The United States is making a strategic investment in critical mineral independence, committing $50 million in government equity funding to the Phalaborwa Rare Earths Project in South Africa. The move represents a calculated effort to reduce American reliance on Chinese suppliers for rare earth elements essential to defense systems, electronics, robotics, and electric vehicles—a cornerstone of the Trump administration's broader strategy to secure strategic mineral supplies and strengthen national economic security.
The investment, deployed through the International Development Finance Corporation (DFC), targets an experimental extraction operation at two enormous sandlike dunes composed of 35 million tons of phosphogypsum—industrial mining waste from phosphate rock processing. The project represents a novel approach: recycling byproducts of existing mining operations rather than conducting traditional rare earth extraction, potentially lowering costs and reducing environmental footprint compared to conventional mining methods.
Strategic Imperative Over Diplomatic Friction
The Trump administration has prioritized mineral security as a central economic and defense policy objective, announcing plans to deploy nearly $12 billion to create a domestic strategic reserve. This commitment to critical minerals spans multiple continents and continues despite a significant diplomatic rift with South Africa, which began when the administration issued an executive order in February halting all financial assistance to the country. The decision underscores that certain economic and security concerns take precedence in foreign policy calculations.
Rainbow Rare Earths, the company developing the Phalaborwa project, will extract neodymium, praseodymium, dysprosium, terbium, and other rare earth elements used in high-performance magnets for wind turbines, electric vehicles, defense applications, and emerging robotics technologies. The company's CEO George Bennett emphasized that U.S. defense system requirements drove much of the initial interest in the project.
The DFC's $50 million injection—committed in the third year of the project's development—will activate only once Rainbow Rare Earths begins construction of its processing factory in early 2027, with rare earth extraction targeted to commence in 2028. The operation is projected to run for 16 years, providing sustained supply diversification.
Competitive Advantages and Market Efficiency
Neha Mukherjee, research manager at Benchmark Mineral Intelligence, identified the Phalaborwa project as uniquely positioned within the global rare earths market. "It looks like a fairly low-cost asset in terms of operational cost," Mukherjee noted, adding that "the capital requirement is not very high ... which is a good sign." She stressed the critical gap: "We do not have enough projects to meet the entire demand outside of China."
Rainbow Rare Earths projects that mineral extraction from the dunes will utilize up to 90% renewable energy while achieving operational costs comparable to Chinese producers—a significant competitive marker. Project director Alberto Bruttomesso explained the efficiency advantage: the phosphogypsum has already undergone crushing and milling by former operators, eliminating the most expensive phase of traditional rare earth processing. "Heating is the most expensive part of the process. It's what costs the most money," Bruttomesso said, noting that the waste material's prior processing dramatically reduces capital and operational expenses.

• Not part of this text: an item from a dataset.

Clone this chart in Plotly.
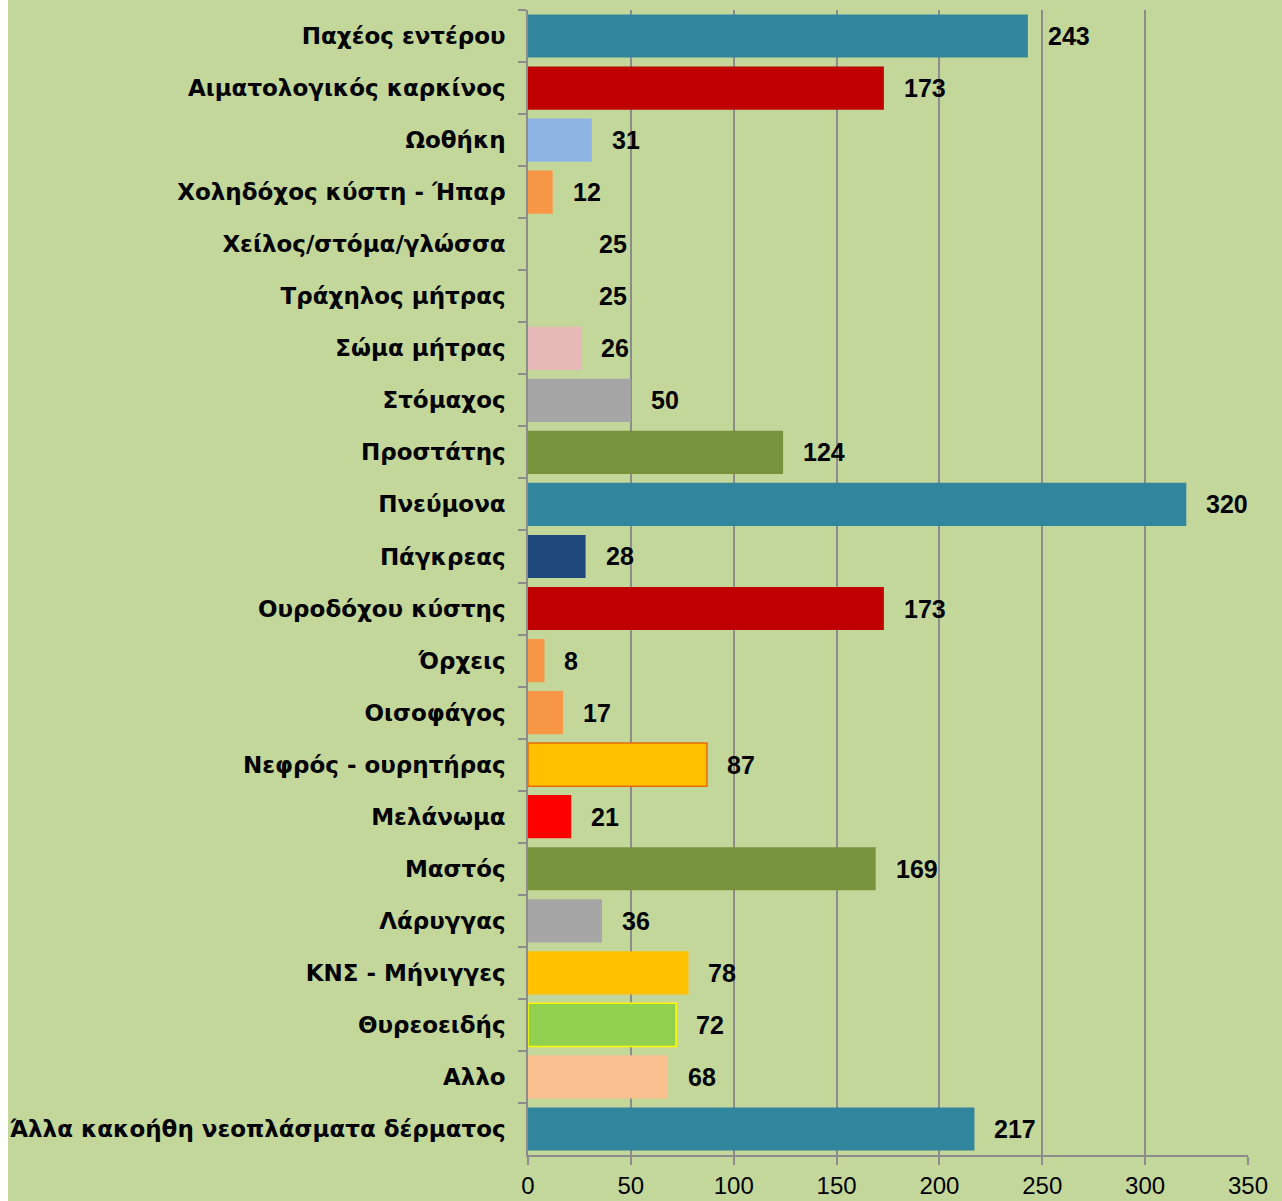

Broader Strategic Mineral Acquisition
The Phalaborwa investment represents one component of a comprehensive strategy to access critical minerals globally. The Trump administration has simultaneously pursued domestic mining expansion and international mineral agreements. In February, the U.S. Trade and Development Agency signed a formal agreement providing $1.8 million for a feasibility study at the Monte Muambe rare earths project in Mozambique.
Patience Mususa, mining specialist at the Nordic Africa Institute, characterized U.S. efforts as an attempt to "catch up in terms of investment in mining" on the African continent, where China maintains dominant market positioning. Beyond rare earths, the administration continues supporting the Lobito Corridor—an 800-mile railway initiative linking mineral-rich regions of Congo and Zambia to Africa's Atlantic coast, facilitating mineral export infrastructure development.
The DFC itself was created during the first Trump administration and has expanded its portfolio across African mineral projects, leveraging private capital and government investment to unlock resource potential while advancing U.S. strategic interests.
Why This Matters:
Rare earth element dependency represents a critical vulnerability in America's defense and technology sectors. China's dominance in rare earth supply creates leverage over U.S. strategic industries and defense capabilities. The Phalaborwa project addresses this vulnerability through market-based solutions—leveraging private enterprise (Rainbow Rare Earths and TechMet) with targeted government investment rather than command-and-control approaches. The project's projected low operational costs and capital efficiency suggest it can compete on market fundamentals rather than requiring perpetual subsidies. Success here establishes a replicable model for mineral security across Africa and validates the principle that strategic national interests can be advanced through economically rational investments. The willingness to maintain investment despite diplomatic tensions with South Africa signals that supply chain security takes precedence in policy hierarchy—a pragmatic prioritization of tangible national interests over diplomatic convenience.